Opera10 has super feature of keep downloading file even if u switch proxy from opera settings i.e. the file when starts downloading in opera is independent of further proxy changes. this blissful feature enables one to download another file through another proxy setting and these two files will keep happly downloading till finish.

Stick to 10.1 (not 10.5 or 10.51), 10.5x are RAM guzzlers. I have 150+ tabs always opened and i keep .VBS script runing to backup opera session file periodically through win schedular.

posted by : Muhammad Imran/mi1400, 12 April 2010 Complain about this comment
The Future: you can keep it.

From time to time, I put on my asbestos shoes and hop into the frying pan just to see what nuisances you people put with continually. So, downloaded and installed Opera (having shoveled coal into the old XP box).

First nuisance: imported all my Firefox bookmarks without asking. I'm sure some think that a convenience, but likely Opera just snooped and now has a list of my (generic over there) bookmarks.

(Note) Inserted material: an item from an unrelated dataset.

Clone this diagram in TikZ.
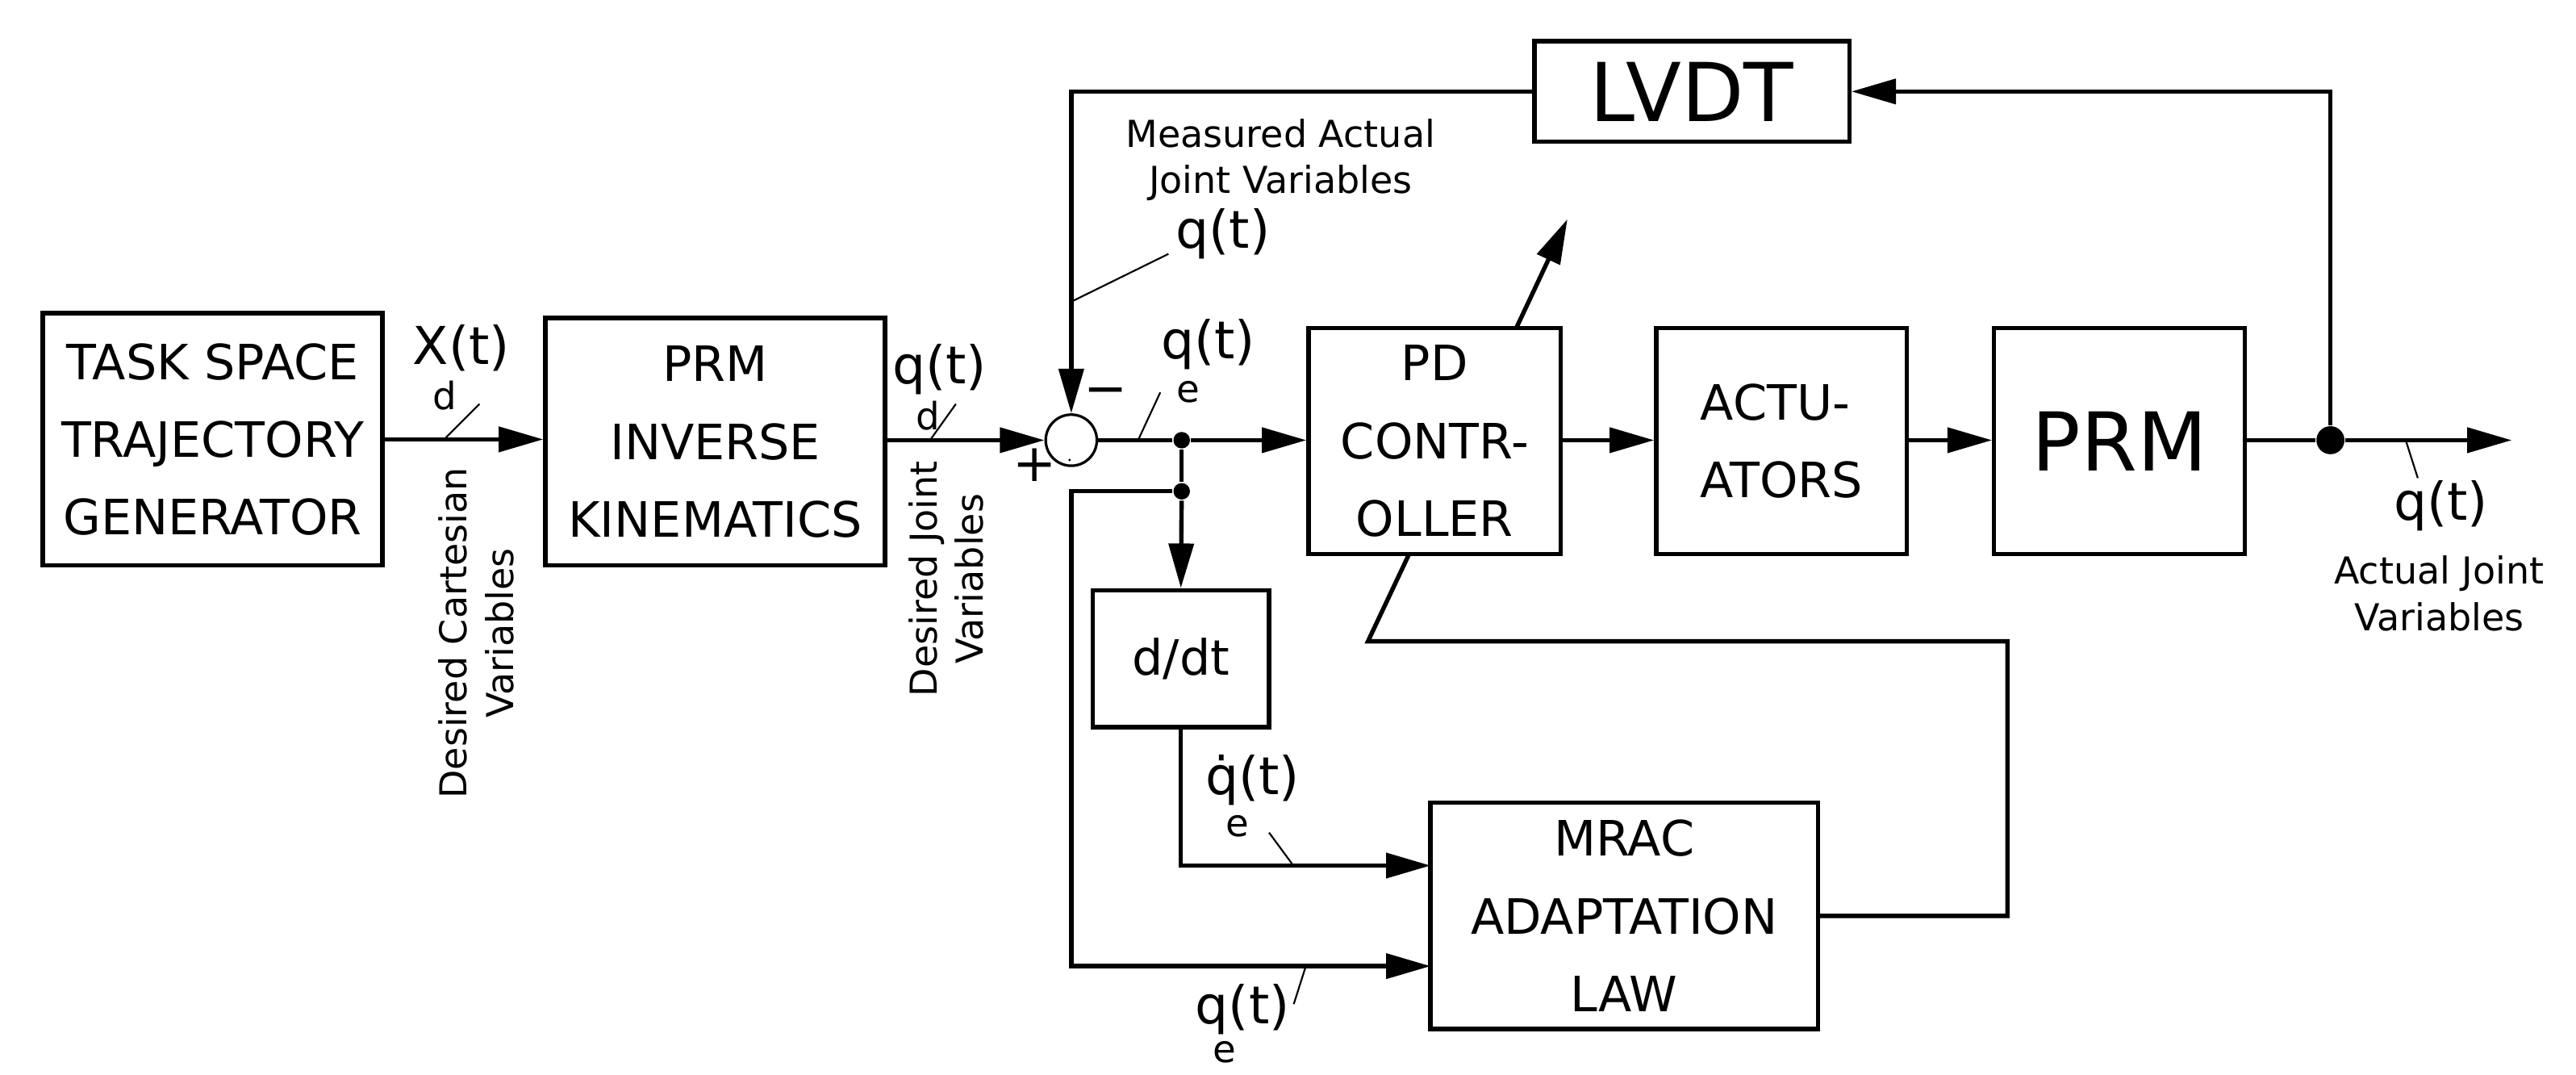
\documentclass[tikz,border=0pt]{standalone}
\usepackage{fontspec}
\setmainfont{DejaVu Sans}
\usetikzlibrary{arrows.meta}
\begin{document}
\begin{tikzpicture}[x=0.01cm,y=-0.01cm,
  box/.style={draw,line width=0.75pt,inner sep=0pt,align=center,font=\fontsize{8.4}{13.4}\selectfont},
  big/.style={font=\fontsize{14}{16}\selectfont},
  ln/.style={line width=0.75pt},
  arr/.style={ln,-{Triangle[length=0.27cm,width=0.15cm]}},
  tick/.style={line width=0.3pt},
  sig/.style={inner sep=0pt,font=\fontsize{9}{10}\selectfont},
  sub/.style={inner sep=0pt,font=\fontsize{6.5}{7}\selectfont},
  lab/.style={inner sep=0pt,align=center,font=\fontsize{6.4}{8}\selectfont},
  dot/.style={circle,fill,inner sep=0pt,minimum size=0.1cm}]
\useasboundingbox (0,0) rectangle (1563,652);
% blocks
\node[box,minimum width=2.06cm,minimum height=1.53cm] (task) at (129,266.5) {TASK SPACE\\TRAJECTORY\\GENERATOR};
\node[box,minimum width=2.06cm,minimum height=1.50cm] (ik) at (434,268) {PRM\\INVERSE\\KINEMATICS};
\node[circle,draw,line width=0.45pt,minimum size=0.31cm,inner sep=0pt] (sum) at (650,267) {};
\fill (649,279) circle (0.8);
\node[box,minimum width=1.53cm,minimum height=1.37cm] (pd) at (870.5,267.5) {PD\\CONTR-\\OLLER};
\node[box,minimum width=1.52cm,minimum height=1.37cm,align=left] (act) at (1081,267.5) {ACTU-\\ATORS};
\node[box,big,minimum width=1.52cm,minimum height=1.37cm] (prm) at (1286,267.5) {PRM};
\node[box,big,minimum width=1.91cm,minimum height=0.61cm] (lvdt) at (1026.5,55.5) {LVDT};
\node[box,minimum width=1.07cm,minimum height=0.83cm] (ddt) at (716.5,399.5) {d/dt};
\node[box,minimum width=2.35cm,minimum height=1.37cm] (mrac) at (985.5,555.5) {MRAC\\ADAPTATION\\LAW};
% junctions
\node[dot] (d1) at (717,267) {};
\node[dot] (d2) at (717,298) {};
\node[dot,minimum size=0.17cm] (d3) at (1414,267) {};
\coordinate (out) at (1524,267);
\coordinate (m1) at (868,525);
\coordinate (m2) at (868,586);
\coordinate (fb) at (650,586);
\coordinate (a1) at (1218,389);
\coordinate (a2) at (830,389);
\coordinate (a3) at (855,336);
\coordinate (p1) at (920,199);
\coordinate (p2) at (951,133);
% connectors
\draw[arr] (task) -- (ik.west |- task);
\draw[arr] (ik.east |- sum) -- (sum.west);
\draw[ln] (sum.east) -- (d1);
\draw[arr] (d1) -- (pd.west |- d1);
\draw[arr] (pd.east |- d1) -- (act.west |- d1);
\draw[arr] (act.east |- d1) -- (prm.west |- d1);
\draw[ln] (prm.east |- d1) -- (d3);
\draw[arr] (d3) -- (out);
\draw[arr] (d3) |- (lvdt.east);
\draw[arr] (lvdt.west) -| (sum.north);
\draw[ln] (d1) -- (d2);
\draw[arr] (d2) -- (ddt.north);
\draw[arr] (ddt.south) |- (m1);
\draw[arr] (d2) -| (fb) -- (m2);
\draw[ln] (mrac.east) -| (a1) -- (a2) -- (a3);
\draw[arr] (p1) -- (p2);
% signal labels
\node[sig] at (280,211) {X(t)};
\node[sub] at (270,240) {d};
\draw[tick] (291,245) -- (270,266);
\node[sig] at (570,224) {q(t)};
\node[sub] at (563,252) {d};
\draw[tick] (580,245) -- (565,266);
\node[sig] at (733,209) {q(t)};
\node[sub] at (721,238) {e};
\draw[tick] (704,238) -- (691,266);
\node[sig] at (742,142) {q(t)};
\draw[tick] (709,154) -- (650,183);
\node[sig] at (760,473) {\.{q}(t)};
\node[sub] at (751,501) {e};
\draw[tick] (770,505) -- (784,524);
\node[sig] at (754,612) {q(t)};
\node[sub] at (743,638) {e};
\draw[tick] (792,587) -- (785,609);
\node[sig] at (1481,307) {q(t)};
\draw[tick] (1460,268) -- (1467,290);
\node[sig] at (628,282) {+};
\node[sig] at (671,241) {\textminus};
% text labels
\node[lab] at (777,97) {Measured Actual\\Joint Variables};
\node[lab] at (1480,360) {Actual Joint\\Variables};
\node[lab,rotate=90] at (289,384) {Desired Cartesian\\Variables};
\node[lab,rotate=90] at (574,351) {Desired Joint\\Variables};
\end{tikzpicture}
\end{document}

Second, clicked on the "+" at top; it began loading a bunch of sites that I don't wish to see, so I pulled the network cable to at least have peace while I tried customizing.

Third, after fishing around, managed to find "preferences" page where I might turn off javascript, except that it wouldn't, nor modify anything on that tab, no clue as to why. Yet I could use check boxes on other tabs.

Fourth, it allows -- no, invites, since can't even turn off javascript -- all the parasites that I usually keep out. So now I know what a "fly out" ad
is.

But at least it uninstalled without visible detritus.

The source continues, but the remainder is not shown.